### SET PROBLEM
Locate each line with the string "matplotlib" in the listing below and copy it.

### SUPPLIED MATERIAL

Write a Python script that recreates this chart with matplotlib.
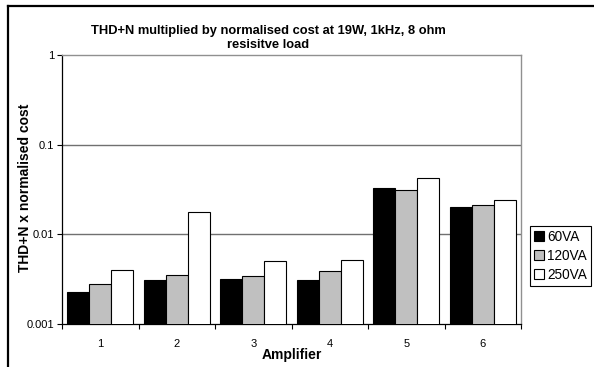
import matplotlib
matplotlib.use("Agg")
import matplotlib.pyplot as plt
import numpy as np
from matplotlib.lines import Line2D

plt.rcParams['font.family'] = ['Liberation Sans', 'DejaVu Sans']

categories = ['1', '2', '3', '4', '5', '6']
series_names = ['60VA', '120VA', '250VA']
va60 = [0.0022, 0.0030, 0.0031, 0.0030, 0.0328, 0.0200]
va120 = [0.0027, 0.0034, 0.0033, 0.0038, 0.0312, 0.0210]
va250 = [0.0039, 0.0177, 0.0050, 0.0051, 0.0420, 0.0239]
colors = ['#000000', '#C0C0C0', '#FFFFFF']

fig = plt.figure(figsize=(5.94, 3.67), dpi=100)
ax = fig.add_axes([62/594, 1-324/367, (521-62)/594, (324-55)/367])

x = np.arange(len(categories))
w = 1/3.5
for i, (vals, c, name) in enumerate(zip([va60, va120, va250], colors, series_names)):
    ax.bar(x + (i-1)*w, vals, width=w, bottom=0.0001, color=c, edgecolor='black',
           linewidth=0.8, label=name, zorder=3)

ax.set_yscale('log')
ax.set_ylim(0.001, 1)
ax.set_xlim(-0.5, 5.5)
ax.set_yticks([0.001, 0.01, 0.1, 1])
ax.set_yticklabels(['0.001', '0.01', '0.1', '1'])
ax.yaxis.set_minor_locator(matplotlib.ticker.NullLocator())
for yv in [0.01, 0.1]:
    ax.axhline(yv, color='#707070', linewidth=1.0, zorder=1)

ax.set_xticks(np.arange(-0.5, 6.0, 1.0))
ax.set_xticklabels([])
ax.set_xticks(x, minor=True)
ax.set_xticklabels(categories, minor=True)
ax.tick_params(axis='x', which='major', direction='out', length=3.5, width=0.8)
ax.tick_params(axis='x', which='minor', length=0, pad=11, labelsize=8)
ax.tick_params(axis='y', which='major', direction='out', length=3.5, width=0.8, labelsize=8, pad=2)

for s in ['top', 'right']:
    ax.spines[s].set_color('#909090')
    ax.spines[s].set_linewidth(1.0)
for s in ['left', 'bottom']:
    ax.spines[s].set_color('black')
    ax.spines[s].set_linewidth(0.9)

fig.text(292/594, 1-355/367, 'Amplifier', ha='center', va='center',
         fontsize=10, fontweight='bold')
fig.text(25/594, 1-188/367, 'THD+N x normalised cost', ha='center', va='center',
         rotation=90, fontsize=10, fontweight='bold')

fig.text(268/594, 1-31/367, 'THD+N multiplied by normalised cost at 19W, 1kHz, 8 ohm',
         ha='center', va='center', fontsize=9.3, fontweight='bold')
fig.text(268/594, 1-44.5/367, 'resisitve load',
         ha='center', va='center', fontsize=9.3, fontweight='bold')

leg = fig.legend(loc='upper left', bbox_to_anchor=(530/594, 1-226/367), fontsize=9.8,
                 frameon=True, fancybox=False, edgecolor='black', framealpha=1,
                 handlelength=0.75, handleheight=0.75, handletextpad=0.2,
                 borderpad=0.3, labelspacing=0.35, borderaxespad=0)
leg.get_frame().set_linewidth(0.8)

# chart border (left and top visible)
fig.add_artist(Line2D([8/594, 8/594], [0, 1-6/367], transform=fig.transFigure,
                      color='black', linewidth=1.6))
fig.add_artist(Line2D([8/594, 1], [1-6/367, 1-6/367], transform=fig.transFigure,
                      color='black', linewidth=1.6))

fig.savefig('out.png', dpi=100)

### TASK RESULT
Write a Python script that recreates this chart with matplotlib.
import matplotlib
matplotlib.use("Agg")
import matplotlib.pyplot as plt
from matplotlib.lines import Line2D
ax.yaxis.set_minor_locator(matplotlib.ticker.NullLocator())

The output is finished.